Em uma pacata vila americana do século 19, onde os dias se desenrolam sem grandes surpresas, Patrick Tate conduz uma vida humilde e tranquila. Entre os serviços na funerária local e trabalhos ocasionais como carpinteiro, ele sustenta sua família — a esposa Audrey, uma francesa de espírito resiliente, e os dois filhos pequenos. Porém, a calmaria é abalada com a chegada de um forasteiro sombrio e mal-intencionado, cuja presença desestabiliza a frágil paz da comunidade. O homem, vestido inteiramente de preto, traz consigo um magnetismo perverso e ideias que ameaçam subverter completamente a ordem estabelecida.
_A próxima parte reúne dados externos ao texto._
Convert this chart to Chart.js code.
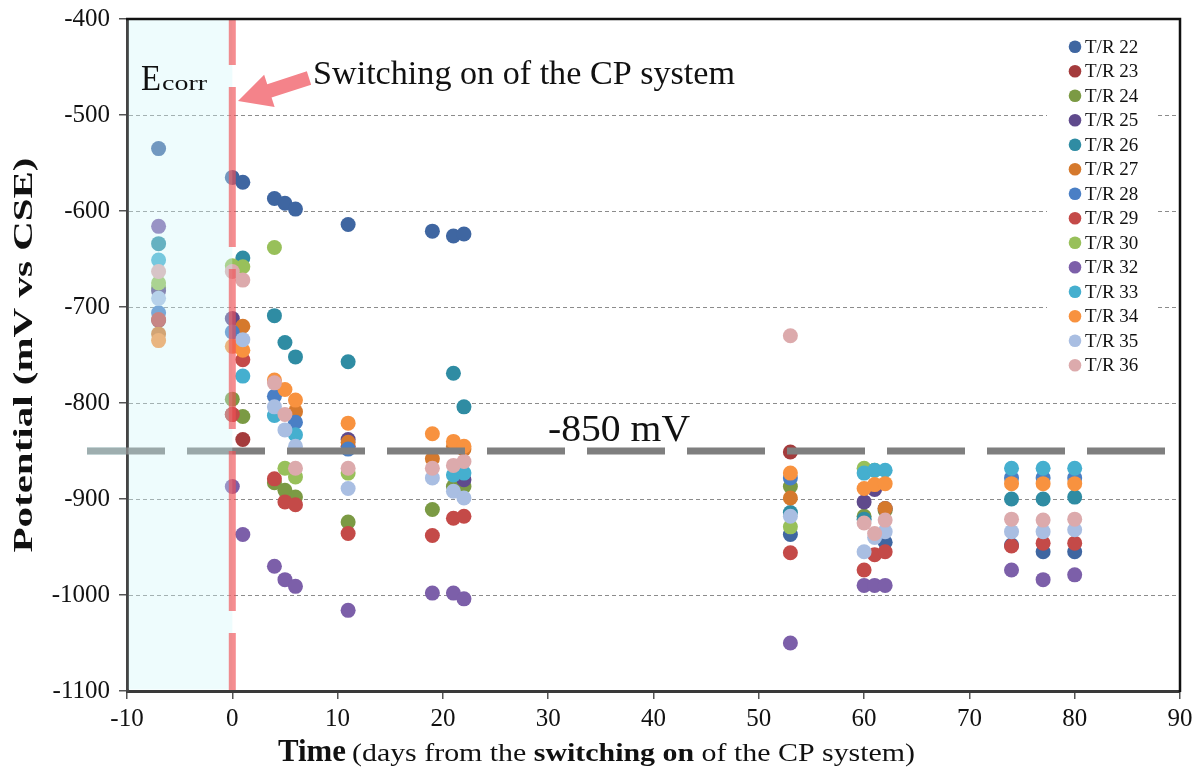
<!DOCTYPE html>
<html><head><meta charset="utf-8">
<script src="https://cdn.jsdelivr.net/npm/chart.js@4/dist/chart.umd.min.js"></script>
<style>html,body{margin:0;padding:0;background:#fff;overflow:hidden}canvas{display:block}</style>
</head><body>
<canvas id="c" width="1201" height="775"></canvas>
<script>
// ---- data ----
const days = [-7, 0, 1, 4, 5, 6, 11, 19, 21, 22, 53, 60, 61, 62, 74, 77, 80];
const seriesNames = ['T/R 22','T/R 23','T/R 24','T/R 25','T/R 26','T/R 27','T/R 28','T/R 29','T/R 30','T/R 32','T/R 33','T/R 34','T/R 35','T/R 36'];
const tr22 = [-535,-565,-570,-587,-592,-598,-614,-621,-626,-624,-937,null,null,-945,-948,-955,-955];
const tr23 = [-714,-812,-838,null,null,null,-845,null,null,null,-851,null,null,null,null,null,null];
const tr24 = [-680,-796,-814,-883,-891,-898,-924,-911,-887,-887,-887,-918,null,-912,null,null,null];
const tr25 = [-683,-712,null,null,null,null,-838,null,null,-880,null,-903,-890,-910,null,null,null];
const tr26 = [-634,null,-649,-709,-737,-752,-757,null,-769,-804,-914,-921,null,null,-900,-900,-898];
const tr27 = [-728,null,-720,null,null,-809,-841,-858,-845,-848,-899,null,null,-910,null,null,null];
const tr28 = [-706,-726,null,-793,null,-820,-848,null,null,null,-878,null,null,null,-878,-878,-878];
const tr29 = [-713,-812,-755,-879,-903,-906,-936,-938,-920,-918,-956,-974,-958,-955,-949,-946,-946];
const tr30 = [-675,-657,-658,-638,-868,-877,-873,null,null,null,-929,-868,-870,null,null,null,null];
const tr32 = [-616,-887,-937,-970,-984,-991,-1016,-998,-998,-1004,-1050,-990,-990,-990,-974,-984,-979];
const tr33 = [-651,null,-772,-813,null,-833,null,null,-875,-873,null,-873,-870,-870,-868,-868,-868];
const tr34 = [-735,-741,-745,-776,-786,-797,-821,-832,-840,-845,-873,-889,-885,-884,-884,-884,-884];
const tr35 = [-691,null,-734,-804,-828,-845,-889,-878,-892,-899,-918,-955,-940,-934,-934,-934,-932];
const tr36 = [-663,-663,-672,-779,-812,-868,-868,-868,-865,-861,-730,-925,-936,-922,-921,-922,-921];
const seriesValues = [tr22,tr23,tr24,tr25,tr26,tr27,tr28,tr29,tr30,tr32,tr33,tr34,tr35,tr36];
const seriesColors = ['#3f66a1','#a43b3c','#7b9a44','#5f4a8c','#2f8ca3','#d5792d','#4a7fc5','#c44a48','#98c05a','#7c5fa9','#45afcf','#f8923f','#a9bee2','#dcaaac'];
const xTicks = [-10,0,10,20,30,40,50,60,70,80,90];
const yTicks = [-400,-500,-600,-700,-800,-900,-1000,-1100];
const thresholdMV = -850;
const ecorrFrom = -10, switchDay = 0;

const SERIF = '"Liberation Serif", "Times New Roman", serif';

const datasets = seriesNames.map((name, i) => ({
  label: name,
  data: days.map((d, j) => seriesValues[i][j] == null ? null : {x: d, y: seriesValues[i][j]}).filter(Boolean),
  backgroundColor: seriesColors[i],
  borderWidth: 0,
  pointRadius: 7.5,
  pointHoverRadius: 7.5,
  order: seriesNames.length - i
}));

function fitText(ctx, text, font, x, y, width, align) {
  ctx.save();
  ctx.font = font;
  const w = ctx.measureText(text).width;
  const sx = width ? width / w : 1;
  ctx.translate(x, y);
  ctx.scale(sx, 1);
  ctx.textAlign = align || 'left';
  ctx.fillText(text, 0, 0);
  ctx.restore();
}

const decor = {
  id: 'decor',
  beforeDatasetsDraw(chart) {
    const {ctx, chartArea: a, scales: {y}} = chart;
    ctx.save();
    ctx.strokeStyle = '#8c8c8c';
    ctx.lineWidth = 1;
    ctx.setLineDash([4, 3]);
    yTicks.slice(1, -1).forEach(v => {
      const py = Math.round(y.getPixelForValue(v)) + 0.5;
      ctx.beginPath(); ctx.moveTo(a.left + 2, py); ctx.lineTo(a.right - 1, py); ctx.stroke();
    });
    ctx.setLineDash([]);
    ctx.fillStyle = '#fff';
    ctx.fillRect(1047, 30, 108, 348);
    ctx.restore();
  },
  afterDatasetsDraw(chart) {
    const {ctx, chartArea: a, scales: {x, y}} = chart;
    ctx.save();
    // -850 mV line
    const py = y.getPixelForValue(thresholdMV);
    ctx.strokeStyle = '#7f7f7f';
    ctx.lineWidth = 7;
    ctx.setLineDash([78, 22]);
    ctx.beginPath(); ctx.moveTo(87, py); ctx.lineTo(a.right - 1, py); ctx.stroke();
    ctx.setLineDash([]);
    ctx.fillStyle = 'rgba(205,246,248,0.4)';
    ctx.fillRect(87, py - 4, a.left - 88, 8);
    // Ecorr overlay
    const x0 = x.getPixelForValue(ecorrFrom), x1 = x.getPixelForValue(switchDay);
    ctx.fillStyle = 'rgba(205,246,248,0.35)';
    ctx.fillRect(x0 + 1.5, a.top, x1 - x0 - 1.5, a.bottom - a.top - 1.5);
    // switching-on vertical line
    ctx.strokeStyle = 'rgba(240,80,85,0.65)';
    ctx.lineWidth = 7;
    ctx.setLineDash([160, 22]);
    ctx.lineDashOffset = 114;
    ctx.beginPath(); ctx.moveTo(x1, a.top); ctx.lineTo(x1, a.bottom - 1); ctx.stroke();
    ctx.setLineDash([]);
    ctx.lineDashOffset = 0;
    // arrow
    const tip = {x: 238, y: 101}, tail = {x: 309, y: 78};
    const dx = tail.x - tip.x, dy = tail.y - tip.y, L = Math.hypot(dx, dy);
    const ux = dx / L, uy = dy / L, nx = -uy, ny = ux;
    const hl = 33, hw = 17, sw = 7;
    const bx = tip.x + ux * hl, by = tip.y + uy * hl;
    ctx.fillStyle = '#f4838a';
    ctx.beginPath();
    ctx.moveTo(tip.x, tip.y);
    ctx.lineTo(bx + nx * hw, by + ny * hw);
    ctx.lineTo(bx + nx * sw, by + ny * sw);
    ctx.lineTo(tail.x + nx * sw, tail.y + ny * sw);
    ctx.lineTo(tail.x - nx * sw, tail.y - ny * sw);
    ctx.lineTo(bx - nx * sw, by - ny * sw);
    ctx.lineTo(bx - nx * hw, by - ny * hw);
    ctx.closePath(); ctx.fill();
    // frame top/right
    ctx.strokeStyle = '#111';
    ctx.lineWidth = 2.5;
    ctx.beginPath();
    ctx.moveTo(a.left - 1, a.top); ctx.lineTo(a.right, a.top); ctx.lineTo(a.right, a.bottom + 1);
    ctx.stroke();
    // texts
    ctx.fillStyle = '#111';
    ctx.textBaseline = 'alphabetic';
    fitText(ctx, 'Switching on of the CP system', '34px ' + SERIF, 313, 84, 422);
    fitText(ctx, '-850 mV', '37px ' + SERIF, 548, 441, 142);
    ctx.textAlign = 'left';
    fitText(ctx, 'E', '35px ' + SERIF, 141, 90, 20);
    fitText(ctx, 'corr', '22px ' + SERIF, 162, 90, 45);
    // legend
    ctx.textBaseline = 'middle';
    seriesNames.forEach((n, i) => {
      const ly = 46.7 + i * 24.5;
      ctx.fillStyle = seriesColors[i];
      ctx.beginPath(); ctx.arc(1075, ly, 6.3, 0, Math.PI * 2); ctx.fill();
      ctx.fillStyle = '#111';
      ctx.font = '19px ' + SERIF;
      ctx.textAlign = 'left';
      ctx.fillText(n, 1085, ly + 1);
    });
    ctx.restore();
  },
  afterDraw(chart) {
    const {ctx} = chart;
    ctx.save();
    ctx.fillStyle = '#111';
    ctx.textBaseline = 'alphabetic';
    fitText(ctx, 'Time', 'bold 32px ' + SERIF, 278, 761, 68);
    const parts = [
      {t: '(days from the ', f: '25px ' + SERIF},
      {t: 'switching on', f: 'bold 25px ' + SERIF},
      {t: ' of the CP system)', f: '25px ' + SERIF}
    ];
    let W = 0;
    parts.forEach(p => { ctx.font = p.f; p.w = ctx.measureText(p.t).width; W += p.w; });
    const sx = (915 - 352) / W;
    ctx.translate(352, 761);
    ctx.scale(sx, 1);
    let cx = 0;
    parts.forEach(p => { ctx.font = p.f; ctx.fillText(p.t, cx, 0); cx += p.w; });
    ctx.restore();
    // y title
    ctx.save();
    ctx.fillStyle = '#111';
    ctx.translate(32, 355);
    ctx.rotate(-Math.PI / 2);
    ctx.font = 'bold 27px ' + SERIF;
    const t = 'Potential (mV vs CSE)';
    const w = ctx.measureText(t).width;
    ctx.scale(395 / w, 1);
    ctx.textAlign = 'center';
    ctx.fillText(t, 0, 0);
    ctx.restore();
  }
};

new Chart(document.getElementById('c'), {
  type: 'scatter',
  data: {datasets},
  options: {
    responsive: false,
    animation: false,
    devicePixelRatio: 1,
    layout: {padding: {top: 19, right: 21, left: 0, bottom: 0}},
    plugins: {legend: {display: false}, tooltip: {enabled: false}},
    scales: {
      x: {
        type: 'linear', min: xTicks[0], max: xTicks[xTicks.length - 1],
        afterBuildTicks: s => { s.ticks = xTicks.map(v => ({value: v})); },
        afterFit: s => { s.height = 84; s.paddingLeft = 0; s.paddingRight = 0; },
        ticks: {font: {family: SERIF, size: 25}, color: '#111', padding: 5, callback: v => String(v)},
        grid: {drawOnChartArea: false, drawTicks: true, tickLength: 8, color: '#555', lineWidth: 1.5},
        border: {display: true, color: '#3a3a3a', width: 3}
      },
      y: {
        min: yTicks[yTicks.length - 1], max: yTicks[0],
        afterBuildTicks: s => { s.ticks = yTicks.map(v => ({value: v})); },
        afterFit: s => { s.width = 127; s.paddingTop = 0; s.paddingBottom = 0; },
        ticks: {font: {family: SERIF, size: 25}, color: '#111', padding: 9, callback: v => String(v)},
        grid: {drawOnChartArea: false, drawTicks: true, tickLength: 8, color: '#555', lineWidth: 1.5},
        border: {display: true, color: '#444', width: 3}
      }
    }
  },
  plugins: [decor]
});
</script>
</body></html>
A rotina do povoado, outrora previsível, mergulha em um turbilhão de violência, desespero e degradação, expondo os moradores a seus próprios instintos mais viscerais.
Dirigido por Ivan Kavanagh, “Terra Sem Lei” (2019) é um western que explora a natureza contraditória da humanidade e as tensões entre moralidade e sobrevivência. Inspirando-se no legado de mestres como Sergio Leone em “Por Um Punhado de Dólares” (1964) — ele próprio influenciado por “Yojimbo” (1961), de Akira Kurosawa —, Kavanagh cria um retrato visceral de uma sociedade à beira do colapso. Contudo, o diretor irlandês opta por uma abordagem distinta, que rejeita qualquer tentativa de camaradagem entre o protagonista e seu antagonista, acentuando o peso das escolhas individuais em um mundo caótico e sem redenção.
Patrick Tate, interpretado por Emile Hirsch, é o coração da trama. Longe do arquétipo do herói endurecido e sarcástico, Hirsch entrega uma performance complexa, rica em nuances, refletindo a luta interna de um homem que se vê dividido entre proteger sua família e confrontar o mal que ameaça destruir tudo ao seu redor. Estabelecido em Garlow, um vilarejo no extremo norte da Trilha da Califórnia, Tate é um imigrante irlandês que tenta manter sua dignidade em um ambiente onde a religião e a ordem social parecem inabaláveis. Mas essa estabilidade se mostra ilusória com a chegada de Albert, o Holandês, vivido por John Cusack.
Albert é a personificação da desordem. Seu comportamento descarado e postura imponente desafiam abertamente os valores da comunidade. De maneira provocativa, ele transforma o espaço ao lado da igreja em um bordel, em um gesto que parece deliberadamente projetado para zombar das convenções e expor a hipocrisia local. Cusack entrega uma atuação magnética, tornando Albert tanto uma figura assustadora quanto fascinante. Sua presença catalisa o declínio moral da vila, levando a uma espiral de destruição e revelando a fragilidade da fé e das leis que mantinham o povoado unido.
A metáfora visual que permeia “Terra Sem Lei” é poderosa e inescapável. O confronto final entre Tate e Albert ocorre sob o olhar de um Cristo crucificado, cuja imagem ensanguentada sintetiza o peso simbólico da cena. É um momento de catarse e julgamento, em que ambos os personagens se tornam exemplos extremos das falhas humanas. Kavanagh não oferece consolo ao espectador. Pelo contrário, ele destaca a inevitável deterioração da civilidade quando confrontada com a violência desenfreada e a corrupção moral.
Diferentemente das narrativas clássicas de western, “Terra Sem Lei” rejeita o conforto de um desfecho redentor. O filme questiona os limites da obediência, a fragilidade das instituições e a cumplicidade silenciosa que permite que o caos floresça. Em última análise, Kavanagh entrega uma obra perturbadora e reflexiva, que captura não apenas o espírito de um gênero, mas também o dilema atemporal da luta entre bem e mal em um mundo incerto.